Le remède à la cause étrangère

Lorsqu’une cause étrangère se produit, l’article 748-7 offre un remède qui est donc la prorogation du délai au jour ouvrable suivant. Pour l’article 930-1, ce remède est le retour au papier : l’acte est remis sur un tel support ou adressé par LRAR (depuis le 1er septembre ; cet ajout provient du décret n° 2017-891 du 6 mai 2017).
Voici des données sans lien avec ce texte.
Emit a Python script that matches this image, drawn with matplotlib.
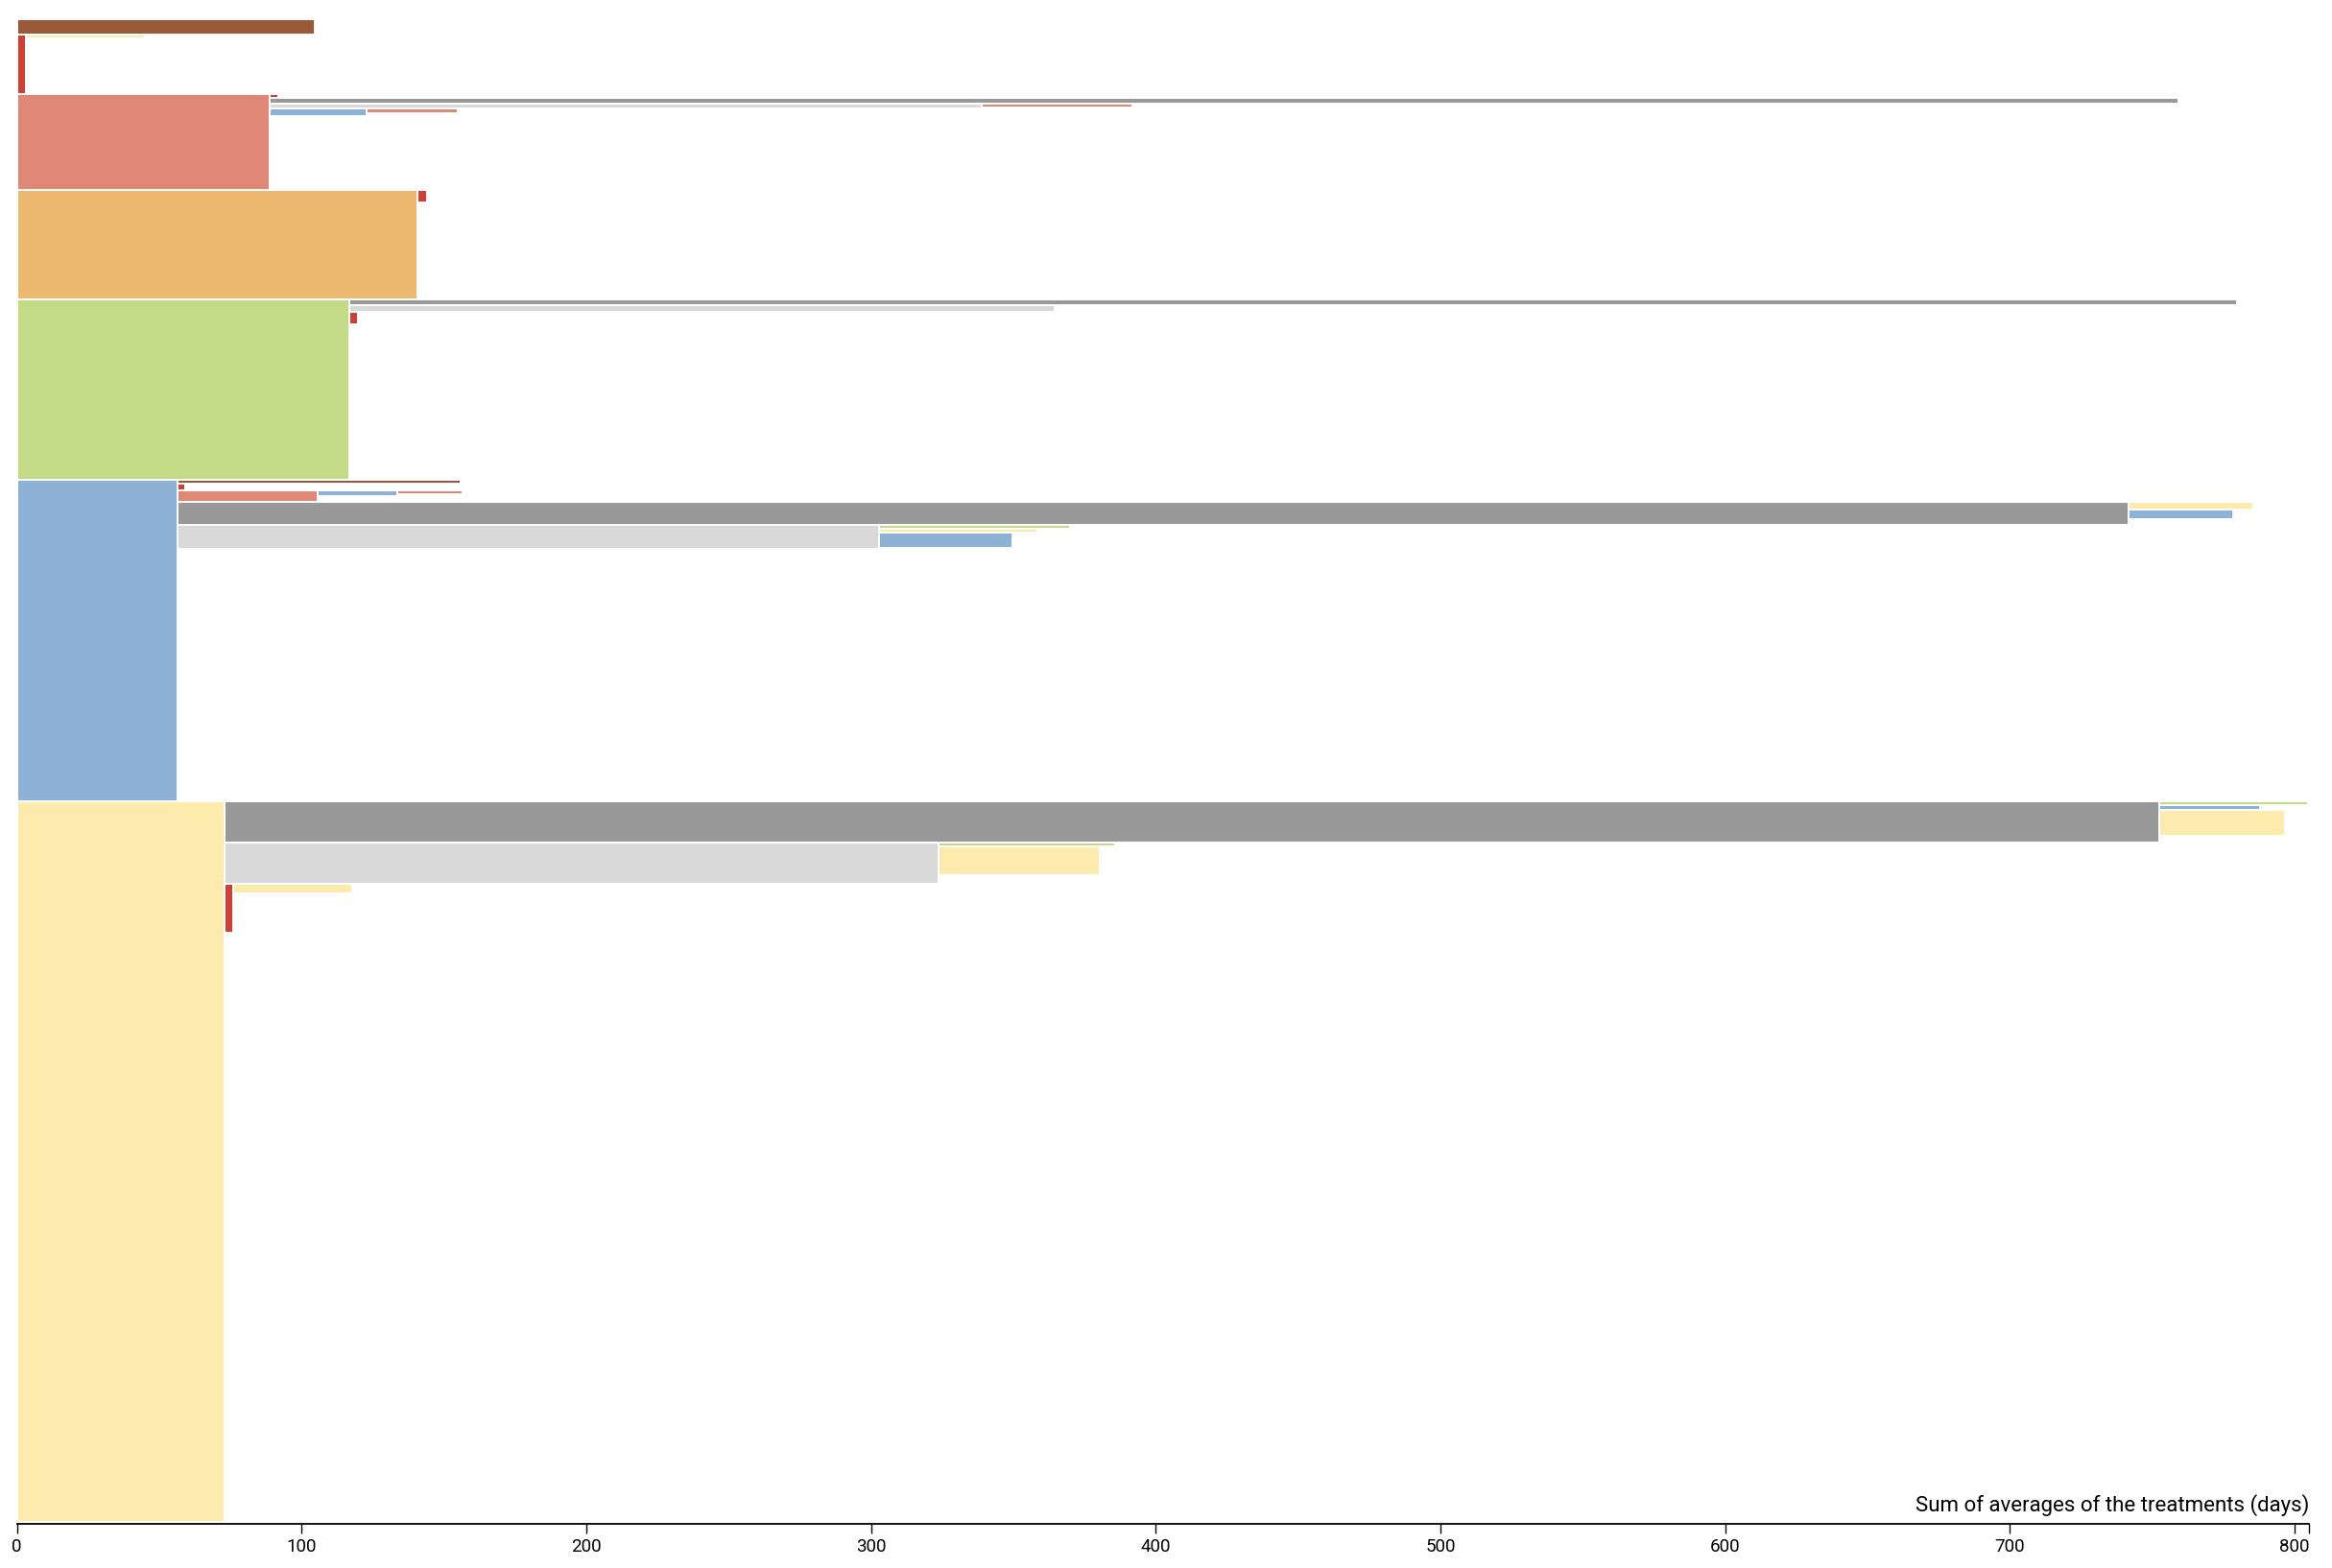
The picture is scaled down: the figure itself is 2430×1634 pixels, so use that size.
import matplotlib
matplotlib.use("Agg")
import matplotlib.pyplot as plt
from matplotlib.ticker import FixedLocator

plt.rcParams['font.family'] = ['Roboto', 'DejaVu Sans']

# Treatment colours
treatments = ['brown', 'red', 'salmon', 'orange', 'green', 'blue', 'yellow', 'gray', 'lightgray']
colors = ['#9a5a3a', '#cc4136', '#e08878', '#edb971', '#c3da87', '#8eb1d6', '#fdebad', '#999999', '#d9d9d9']

# Treatment sequences (paths), average duration of the last treatment (days), patient share (arbitrary units)
paths = [
    'brown',
    'red', 'red>yellow',
    'salmon', 'salmon>red', 'salmon>gray', 'salmon>lightgray', 'salmon>lightgray>salmon',
    'salmon>blue', 'salmon>blue>salmon',
    'orange', 'orange>red',
    'green', 'green>gray', 'green>lightgray', 'green>red',
    'blue', 'blue>brown', 'blue>red', 'blue>salmon', 'blue>salmon>blue', 'blue>salmon>blue>salmon',
    'blue>gray', 'blue>gray>yellow', 'blue>gray>blue',
    'blue>lightgray', 'blue>lightgray>green', 'blue>lightgray>yellow', 'blue>lightgray>blue',
    'yellow', 'yellow>gray', 'yellow>gray>green', 'yellow>gray>blue', 'yellow>gray>yellow',
    'yellow>lightgray', 'yellow>lightgray>green', 'yellow>lightgray>yellow',
    'yellow>red', 'yellow>red>yellow',
]
avg_days = [
    104.6,
    3.3, 41.6,
    88.7, 3.1, 670.3, 250.1, 52.9,
    34.0, 32.1,
    140.8, 3.4,
    116.7, 663.1, 247.9, 3.2,
    56.4, 99.4, 2.6, 49.3, 28.0, 23.0,
    685.4, 43.7, 36.6,
    246.3, 67.1, 55.8, 46.9,
    72.9, 679.6, 52.2, 35.3, 44.1,
    250.7, 62.2, 56.9,
    3.2, 41.6,
]
counts = [
    15.7,
    62.3, 4.0,
    100.0, 4.3, 5.7, 5.3, 4.0,
    8.0, 4.7,
    113.7, 12.7,
    188.3, 6.3, 7.0, 12.7,
    335.0, 4.0, 7.3, 12.0, 5.4, 3.7,
    24.0, 7.7, 10.3,
    24.7, 3.7, 4.3, 15.3,
    751.0, 43.0, 4.0, 5.0, 27.0,
    43.0, 4.0, 30.0,
    50.7, 10.3,
]

x_ticks = [0, 100, 200, 300, 400, 500, 600, 700, 800]
x_max = 805
x_title = 'Sum of averages of the treatments (days)'

# ---- partition layout computed from the data ----
color_of = dict(zip(treatments, colors))
info = {}
next_y = {}  # next free y for children of a node ('' = root)
for p, d, c in zip(paths, avg_days, counts):
    parts = p.split('>')
    parent = '>'.join(parts[:-1])
    if parent == '':
        x0 = 0.0
        y0 = next_y.get('', 0.0)
    else:
        px0, pd, py0, pc = info[parent]
        x0 = px0 + pd
        y0 = next_y.get(parent, py0)
    next_y[parent] = y0 + c
    info[p] = (x0, d, y0, c)

total = sum(c for p, c in zip(paths, counts) if '>' not in p)

W, H = 2430, 1634
fig = plt.figure(figsize=(W / 100, H / 100), dpi=100)
left_px, right_px, top_px, bottom_px = 17.5, 2406, 20, 1586
ax = fig.add_axes([left_px / W, 1 - bottom_px / H, (right_px - left_px) / W, (bottom_px - top_px) / H])

for p in paths:
    x0, d, y0, c = info[p]
    col = color_of[p.split('>')[-1]]
    ax.barh(y0, d, left=x0, height=c, align='edge', color=col,
            edgecolor='white', linewidth=1.4, zorder=2)

ax.set_xlim(0, x_max)
ax.set_ylim(total, 0)
for s in ['top', 'left', 'right']:
    ax.spines[s].set_visible(False)
ax.spines['bottom'].set_linewidth(1.3)
ax.spines['bottom'].set_position(('outward', 1.5))
ax.set_yticks([])
ax.set_xticks(x_ticks)
ax.set_xticklabels([str(t) for t in x_ticks])
ax.xaxis.set_minor_locator(FixedLocator([x_max]))
ax.tick_params(axis='x', which='major', length=7, width=1.0, pad=4, labelsize=13.5, colors='black')
ax.tick_params(axis='x', which='minor', length=7, width=1.0)

ax.text(1.0, 0.004, x_title, transform=ax.transAxes, ha='right', va='bottom',
        fontsize=16, color='black')

fig.savefig('out.png', dpi=100, facecolor='white')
L’article 796-1, II, issu du décret n° 2017-892 du 6 mai 2017, offrira ce même remède à compter du 1er septembre 2019 devant les tribunaux de grande instance, lorsque la communication par voie électronique y deviendra aussi obligatoire.
Comment mettre en œuvre ces remèdes ?

• Un élément de réponse a été apporté de manière bienvenue par la Cour de cassation le 17 mai 2018 (n° 17-20.001, préc.) : l’article 748-7 s’applique aussi lorsque la communication par voie électronique est facultative ;

• par ailleurs, la doctrine semblait considérer que les articles 748-7 et 930-1 devaient être articulés : « si la communication électronique d’un acte devant la cour d’appel – raisonnons sur une déclaration d’appel – a lieu le dernier jour autorisé pour interjeter appel, l’application combinée des deux articles conduit à ce que l’acte devra être établi sur support papier et remis au greffe de la cour le premier jour ouvrable suivant l’expiration du délai. En revanche, si la tentative pour accomplir une déclaration d’appel de façon dématérialisée est formée avant le dernier jour du délai d’appel, aucune prorogation de délai ne pourra être obtenue sur le fondement de l’article 748-7 du Code de procédure civile. L’appelant devrait dans une telle hypothèse disposer de deux options. Première option, selon les termes mêmes de l’article 930-1 : l’appelant peut accomplir son acte par remise au greffe au format papier, sans avoir à tenter à nouveau de le transmettre par la voie électronique. Seconde option : tant que le délai d’appel n’est pas expiré, l’appelant peut tenter à nouveau d’accomplir son acte par la voie électronique ; en effet, bien que l’article 930-1 apparaisse rédigé en termes impératifs (“il est établi sur support papier”), l’appelant conserve nécessairement le droit de former son appel selon les règles de droit commun, donc de façon dématérialisée, tant que le délai d’appel reste en cours ; on peut d’ailleurs y voir une forme de régularisation (C. pr. civ., art. 126) » (Rép. pr. civ., Communication électronique, par E. de Leiris, n° 70 ; adde J.-L. Gallet et E. de Leiris, op. cit., n° 506) ;

• la question qui restait toutefois en suspend était « celle de savoir si, devant la cour, le support papier est possible même si l’acte n’est pas à “bout de délai” » ? (P. Gerbay et N. Gerbay, op. cit., n° 690). Si l’auxiliaire de justice peut ainsi tenter de remettre son acte par voie électronique jusqu’à l’ultime limite du délai qui lui est imparti pour ce faire, cela ne doit pas en revanche lui être imposé car s’il a besoin de faire rapidement appel, il ne doit pas être obligé d’attendre le dernier jour du délai : « la formule papier, s’il y va de l’intérêt du justiciable, doit pouvoir être mise en œuvre immédiatement, en cas de dysfonctionnement de la communication électronique » (P. Gerbay et N. Gerbay, op. cit.). La prudence était de mise : « en pratique, le plaideur devrait d’ailleurs être plutôt enclin à tenter de réitérer son acte par la voie électronique tant que le délai d’appel demeure en cours. En effet, il évitera ainsi de dépendre de l’appréciation par le juge de l’existence d’une cause étrangère invoquée par le plaideur, risquant de voir son acte d’appel déclaré irrecevable faute de preuve d’une telle cause étrangère… » (Rép. pr. civ., Communication électronique, par E. de Leiris, préc. ; adde J.-L. Gallet et E. de Leiris, op. cit.). Un avis de la Cour de cassation sur ce point nous semblait le bienvenu (C. Bléry, op. cit., n° 161.252)… c’est un arrêt qui nous rassure !

Inversant la conclusion des propos tenus sur l’arrêt du 17 mai 2018 (préc.), on peut aujourd’hui dire que : ne pas « avoir attendu le dernier jour d’un délai […] pour interjeter appel par voie » papier « permet à la Cour de cassation de rendre un bel arrêt… ».